* START *

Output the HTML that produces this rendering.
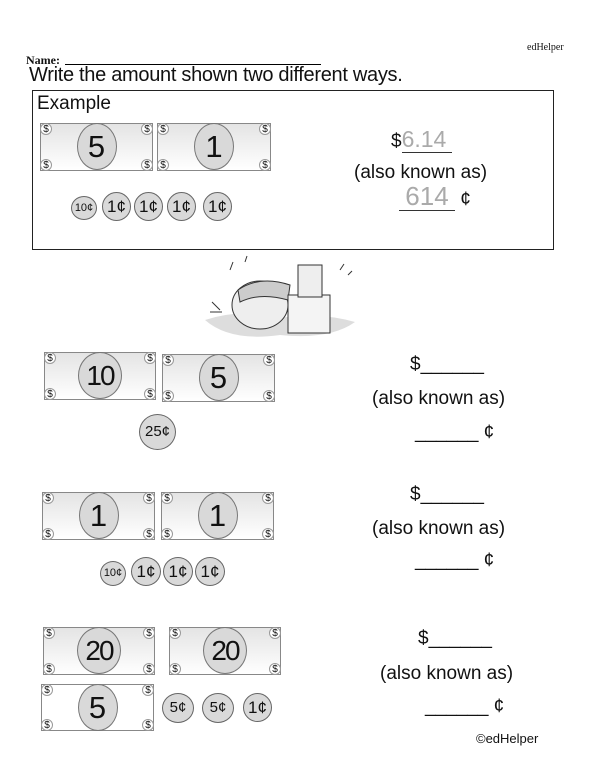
<!DOCTYPE html>
<html><head><meta charset="utf-8"><style>
body{margin:0;width:600px;height:776px;background:#fff;position:relative;overflow:hidden;font-family:"Liberation Sans",sans-serif;color:#111}
.a{position:absolute}
.bill{position:absolute;border:1px solid #888;background:linear-gradient(#e4e4e4,#fff);box-sizing:border-box}
.bill.w{background:#fff}
.ov{position:absolute;left:50%;top:-1px;width:40px;height:47px;margin-left:-20px;border:1px solid #777;border-radius:50%;background:#d9d9d9;box-sizing:border-box;text-align:center;line-height:45px;font-size:31px}
.ov.t{font-size:28px;letter-spacing:-2px;width:44px;margin-left:-22px}
.d{position:absolute;width:12px;height:12px;border:1px solid #999;border-radius:50%;background:#fff;font-size:10px;line-height:12px;text-align:center;box-sizing:border-box}
.tl{left:-1px;top:-1px}.tr{right:-1px;top:-1px}.bl{left:-1px;bottom:-1px}.br{right:-1px;bottom:-1px}
.coin{position:absolute;border:1px solid #666;border-radius:50%;background:#d9d9d9;box-sizing:border-box;text-align:center;font-size:17px}
.txt{position:absolute;font-size:19px;white-space:nowrap}
</style></head><body>
<div class="a" style="left:527px;top:42px;font-family:'Liberation Serif',serif;font-size:10px">edHelper</div>
<div class="a" style="left:26px;top:53px;font-family:'Liberation Serif',serif;font-size:12px;font-weight:bold">Name:</div>
<div class="a" style="left:65px;top:64px;width:256px;border-top:1px solid #000"></div>
<div class="txt" style="left:29px;top:64px;font-size:20px;letter-spacing:-0.3px">Write the amount shown two different ways.</div>
<div class="a" style="left:32px;top:90px;width:522px;height:160px;border:1px solid #222;box-sizing:border-box"></div>
<div class="txt" style="left:37px;top:93px;font-size:19px">Example</div>

<!-- example bills -->
<div class="bill" style="left:40px;top:123px;width:113px;height:48px"><div class="ov">5</div><div class="d tl">$</div><div class="d tr">$</div><div class="d bl">$</div><div class="d br">$</div></div>
<div class="bill" style="left:157px;top:123px;width:114px;height:48px"><div class="ov">1</div><div class="d tl">$</div><div class="d tr">$</div><div class="d bl">$</div><div class="d br">$</div></div>
<div class="coin" style="left:71px;top:196px;width:26px;height:24px;font-size:11px;line-height:22px">10¢</div>
<div class="coin" style="left:102px;top:192px;width:29px;height:29px;line-height:27px">1¢</div>
<div class="coin" style="left:134px;top:192px;width:29px;height:29px;line-height:27px">1¢</div>
<div class="coin" style="left:167px;top:192px;width:29px;height:29px;line-height:27px">1¢</div>
<div class="coin" style="left:203px;top:192px;width:29px;height:29px;line-height:27px">1¢</div>
<div class="txt" style="left:391px;top:126px">$<span style="color:#aaa;font-size:23px;border-bottom:1px solid #333;padding-right:6px">6.14</span></div>
<div class="txt" style="left:354px;top:162px">(also known as)</div>
<div class="txt" style="left:399px;top:182px"><span style="color:#aaa;font-size:26px;border-bottom:1px solid #333;display:inline-block;width:56px;text-align:center;line-height:28px">614</span> ¢</div>

<!-- cartoon -->
<svg class="a" style="left:200px;top:250px" width="160" height="95" viewBox="0 0 160 95">
<path d="M5 70 Q40 58 80 68 Q120 62 155 72 Q130 90 80 85 Q30 92 5 70Z" fill="#ddd"/>
<ellipse cx="60" cy="55" rx="28" ry="24" fill="#eee" stroke="#333"/>
<path d="M38 40 Q60 25 90 35 L88 50 Q60 42 40 52Z" fill="#ccc" stroke="#333"/>
<rect x="88" y="45" width="42" height="38" fill="#f4f4f4" stroke="#333"/>
<rect x="98" y="15" width="24" height="32" fill="#eee" stroke="#333"/>
<path d="M20 60 L12 52 M22 62 L10 62" stroke="#333"/>
<path d="M30 20 l3 -8 M45 12 l2 -6 M140 20 l4 -6 M148 25 l4 -4" stroke="#333"/>
</svg>

<!-- section 2 -->
<div class="bill" style="left:44px;top:352px;width:112px;height:48px"><div class="ov t">10</div><div class="d tl">$</div><div class="d tr">$</div><div class="d bl">$</div><div class="d br">$</div></div>
<div class="bill" style="left:162px;top:354px;width:113px;height:48px"><div class="ov">5</div><div class="d tl">$</div><div class="d tr">$</div><div class="d bl">$</div><div class="d br">$</div></div>
<div class="coin" style="left:139px;top:414px;width:37px;height:36px;line-height:34px;font-size:15px">25¢</div>
<div class="txt" style="left:410px;top:354px">$______</div>
<div class="txt" style="left:372px;top:388px">(also known as)</div>
<div class="txt" style="left:415px;top:422px">______ ¢</div>

<!-- section 3 -->
<div class="bill" style="left:42px;top:492px;width:113px;height:48px"><div class="ov">1</div><div class="d tl">$</div><div class="d tr">$</div><div class="d bl">$</div><div class="d br">$</div></div>
<div class="bill" style="left:161px;top:492px;width:113px;height:48px"><div class="ov">1</div><div class="d tl">$</div><div class="d tr">$</div><div class="d bl">$</div><div class="d br">$</div></div>
<div class="coin" style="left:100px;top:561px;width:26px;height:25px;font-size:11px;line-height:23px">10¢</div>
<div class="coin" style="left:131px;top:557px;width:30px;height:29px;line-height:27px">1¢</div>
<div class="coin" style="left:163px;top:557px;width:30px;height:29px;line-height:27px">1¢</div>
<div class="coin" style="left:195px;top:557px;width:30px;height:29px;line-height:27px">1¢</div>
<div class="txt" style="left:410px;top:484px">$______</div>
<div class="txt" style="left:372px;top:518px">(also known as)</div>
<div class="txt" style="left:415px;top:550px">______ ¢</div>

<!-- section 4 -->
<div class="bill" style="left:43px;top:627px;width:112px;height:48px"><div class="ov t">20</div><div class="d tl">$</div><div class="d tr">$</div><div class="d bl">$</div><div class="d br">$</div></div>
<div class="bill" style="left:169px;top:627px;width:112px;height:48px"><div class="ov t">20</div><div class="d tl">$</div><div class="d tr">$</div><div class="d bl">$</div><div class="d br">$</div></div>
<div class="bill w" style="left:41px;top:684px;width:113px;height:47px"><div class="ov">5</div><div class="d tl">$</div><div class="d tr">$</div><div class="d bl">$</div><div class="d br">$</div></div>
<div class="coin" style="left:162px;top:693px;width:32px;height:30px;line-height:28px;font-size:15px">5¢</div>
<div class="coin" style="left:202px;top:693px;width:32px;height:30px;line-height:28px;font-size:15px">5¢</div>
<div class="coin" style="left:243px;top:693px;width:29px;height:29px;line-height:27px">1¢</div>
<div class="txt" style="left:418px;top:628px">$______</div>
<div class="txt" style="left:380px;top:663px">(also known as)</div>
<div class="txt" style="left:425px;top:696px">______ ¢</div>
<div class="txt" style="left:476px;top:731px;font-size:13px">©edHelper</div>
</body></html>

* END *

**OBJECTIVE**:
Output the data exactly. Pictures don't belong in the result.

**IN RESPONSE**:
Output the HTML that produces this rendering.
<!DOCTYPE html>
<html><head><meta charset="utf-8"><style>
body{margin:0;width:600px;height:776px;background:#fff;position:relative;overflow:hidden;font-family:"Liberation Sans",sans-serif;color:#111}
.a{position:absolute}
.bill{position:absolute;border:1px solid #888;background:linear-gradient(#e4e4e4,#fff);box-sizing:border-box}
.bill.w{background:#fff}
.ov{position:absolute;left:50%;top:-1px;width:40px;height:47px;margin-left:-20px;border:1px solid #777;border-radius:50%;background:#d9d9d9;box-sizing:border-box;text-align:center;line-height:45px;font-size:31px}
.ov.t{font-size:28px;letter-spacing:-2px;width:44px;margin-left:-22px}
.d{position:absolute;width:12px;height:12px;border:1px solid #999;border-radius:50%;background:#fff;font-size:10px;line-height:12px;text-align:center;box-sizing:border-box}
.tl{left:-1px;top:-1px}.tr{right:-1px;top:-1px}.bl{left:-1px;bottom:-1px}.br{right:-1px;bottom:-1px}
.coin{position:absolute;border:1px solid #666;border-radius:50%;background:#d9d9d9;box-sizing:border-box;text-align:center;font-size:17px}
.txt{position:absolute;font-size:19px;white-space:nowrap}
</style></head><body>
<div class="a" style="left:527px;top:42px;font-family:'Liberation Serif',serif;font-size:10px">edHelper</div>
<div class="a" style="left:26px;top:53px;font-family:'Liberation Serif',serif;font-size:12px;font-weight:bold">Name:</div>
<div class="a" style="left:65px;top:64px;width:256px;border-top:1px solid #000"></div>
<div class="txt" style="left:29px;top:64px;font-size:20px;letter-spacing:-0.3px">Write the amount shown two different ways.</div>
<div class="a" style="left:32px;top:90px;width:522px;height:160px;border:1px solid #222;box-sizing:border-box"></div>
<div class="txt" style="left:37px;top:93px;font-size:19px">Example</div>

<!-- example bills -->
<div class="bill" style="left:40px;top:123px;width:113px;height:48px"><div class="ov">5</div><div class="d tl">$</div><div class="d tr">$</div><div class="d bl">$</div><div class="d br">$</div></div>
<div class="bill" style="left:157px;top:123px;width:114px;height:48px"><div class="ov">1</div><div class="d tl">$</div><div class="d tr">$</div><div class="d bl">$</div><div class="d br">$</div></div>
<div class="coin" style="left:71px;top:196px;width:26px;height:24px;font-size:11px;line-height:22px">10¢</div>
<div class="coin" style="left:102px;top:192px;width:29px;height:29px;line-height:27px">1¢</div>
<div class="coin" style="left:134px;top:192px;width:29px;height:29px;line-height:27px">1¢</div>
<div class="coin" style="left:167px;top:192px;width:29px;height:29px;line-height:27px">1¢</div>
<div class="coin" style="left:203px;top:192px;width:29px;height:29px;line-height:27px">1¢</div>
<div class="txt" style="left:391px;top:126px">$<span style="color:#aaa;font-size:23px;border-bottom:1px solid #333;padding-right:6px">6.14</span></div>
<div class="txt" style="left:354px;top:162px">(also known as)</div>
<div class="txt" style="left:399px;top:182px"><span style="color:#aaa;font-size:26px;border-bottom:1px solid #333;display:inline-block;width:56px;text-align:center;line-height:28px">614</span> ¢</div>

<!-- cartoon -->
<svg class="a" style="left:200px;top:250px" width="160" height="95" viewBox="0 0 160 95">
<path d="M5 70 Q40 58 80 68 Q120 62 155 72 Q130 90 80 85 Q30 92 5 70Z" fill="#ddd"/>
<ellipse cx="60" cy="55" rx="28" ry="24" fill="#eee" stroke="#333"/>
<path d="M38 40 Q60 25 90 35 L88 50 Q60 42 40 52Z" fill="#ccc" stroke="#333"/>
<rect x="88" y="45" width="42" height="38" fill="#f4f4f4" stroke="#333"/>
<rect x="98" y="15" width="24" height="32" fill="#eee" stroke="#333"/>
<path d="M20 60 L12 52 M22 62 L10 62" stroke="#333"/>
<path d="M30 20 l3 -8 M45 12 l2 -6 M140 20 l4 -6 M148 25 l4 -4" stroke="#333"/>
</svg>

<!-- section 2 -->
<div class="bill" style="left:44px;top:352px;width:112px;height:48px"><div class="ov t">10</div><div class="d tl">$</div><div class="d tr">$</div><div class="d bl">$</div><div class="d br">$</div></div>
<div class="bill" style="left:162px;top:354px;width:113px;height:48px"><div class="ov">5</div><div class="d tl">$</div><div class="d tr">$</div><div class="d bl">$</div><div class="d br">$</div></div>
<div class="coin" style="left:139px;top:414px;width:37px;height:36px;line-height:34px;font-size:15px">25¢</div>
<div class="txt" style="left:410px;top:354px">$______</div>
<div class="txt" style="left:372px;top:388px">(also known as)</div>
<div class="txt" style="left:415px;top:422px">______ ¢</div>

<!-- section 3 -->
<div class="bill" style="left:42px;top:492px;width:113px;height:48px"><div class="ov">1</div><div class="d tl">$</div><div class="d tr">$</div><div class="d bl">$</div><div class="d br">$</div></div>
<div class="bill" style="left:161px;top:492px;width:113px;height:48px"><div class="ov">1</div><div class="d tl">$</div><div class="d tr">$</div><div class="d bl">$</div><div class="d br">$</div></div>
<div class="coin" style="left:100px;top:561px;width:26px;height:25px;font-size:11px;line-height:23px">10¢</div>
<div class="coin" style="left:131px;top:557px;width:30px;height:29px;line-height:27px">1¢</div>
<div class="coin" style="left:163px;top:557px;width:30px;height:29px;line-height:27px">1¢</div>
<div class="coin" style="left:195px;top:557px;width:30px;height:29px;line-height:27px">1¢</div>
<div class="txt" style="left:410px;top:484px">$______</div>
<div class="txt" style="left:372px;top:518px">(also known as)</div>
<div class="txt" style="left:415px;top:550px">______ ¢</div>

<!-- section 4 -->
<div class="bill" style="left:43px;top:627px;width:112px;height:48px"><div class="ov t">20</div><div class="d tl">$</div><div class="d tr">$</div><div class="d bl">$</div><div class="d br">$</div></div>
<div class="bill" style="left:169px;top:627px;width:112px;height:48px"><div class="ov t">20</div><div class="d tl">$</div><div class="d tr">$</div><div class="d bl">$</div><div class="d br">$</div></div>
<div class="bill w" style="left:41px;top:684px;width:113px;height:47px"><div class="ov">5</div><div class="d tl">$</div><div class="d tr">$</div><div class="d bl">$</div><div class="d br">$</div></div>
<div class="coin" style="left:162px;top:693px;width:32px;height:30px;line-height:28px;font-size:15px">5¢</div>
<div class="coin" style="left:202px;top:693px;width:32px;height:30px;line-height:28px;font-size:15px">5¢</div>
<div class="coin" style="left:243px;top:693px;width:29px;height:29px;line-height:27px">1¢</div>
<div class="txt" style="left:418px;top:628px">$______</div>
<div class="txt" style="left:380px;top:663px">(also known as)</div>
<div class="txt" style="left:425px;top:696px">______ ¢</div>
<div class="txt" style="left:476px;top:731px;font-size:13px">©edHelper</div>
</body></html>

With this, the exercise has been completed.